49. The rights of access to environmental information and to public participation in environmental decision-making have been incorporated into EU law[23] and domestic legislation[24]. The third pillar, access to justice, has not been the subject of EU incorporating legislation.

50. This paper sets out how the Scottish system affords access to justice, as distinguished from the right to public participation in decision-making. We set out the comprehensive changes which have affected the landscape in the last 5 years, many of which are fundamental reforms. The changes to standing, the introduction of PEOs, and the increased possibility for judicial specialisation are some of the main differences.

51. In setting Scotland's scene, we note that there is inevitably scope for comparison with other legal cultures and traditions. This is particularly the case given the international nature of the treaty arrangements[25]. Different countries with different legal systems give effect to the Aarhus Convention in their own ways. Compliance may therefore take a number of forms.

52. The Aarhus Convention itself required the Parties to establish "optional arrangements of a non-confrontational, non-judicial and consultative nature for reviewing compliance with the provisions of the Convention". To meet this obligation, the Aarhus Convention Compliance Committee (ACCC) was established. The Scottish Government contributes to the UK's annual reports to the ACCC[26] and has informed the ACCC of updates to PEO rules and to judicial review.

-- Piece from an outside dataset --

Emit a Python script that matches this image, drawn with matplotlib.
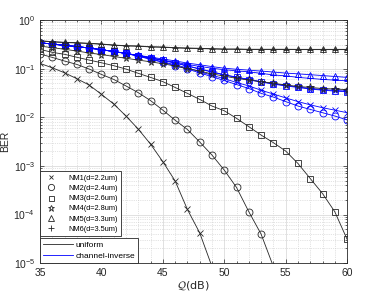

53. The Scottish Government has undertaken a significant programme of reform to the justice system. We aim to make the court system in Scotland more efficient and more accessible. By codifying the changes to "standing" for judicial review and introducing PEOs for certain environmental cases, our civil courts reform programme has contributed to Scotland's ongoing compliance with international obligations under the Aarhus Convention.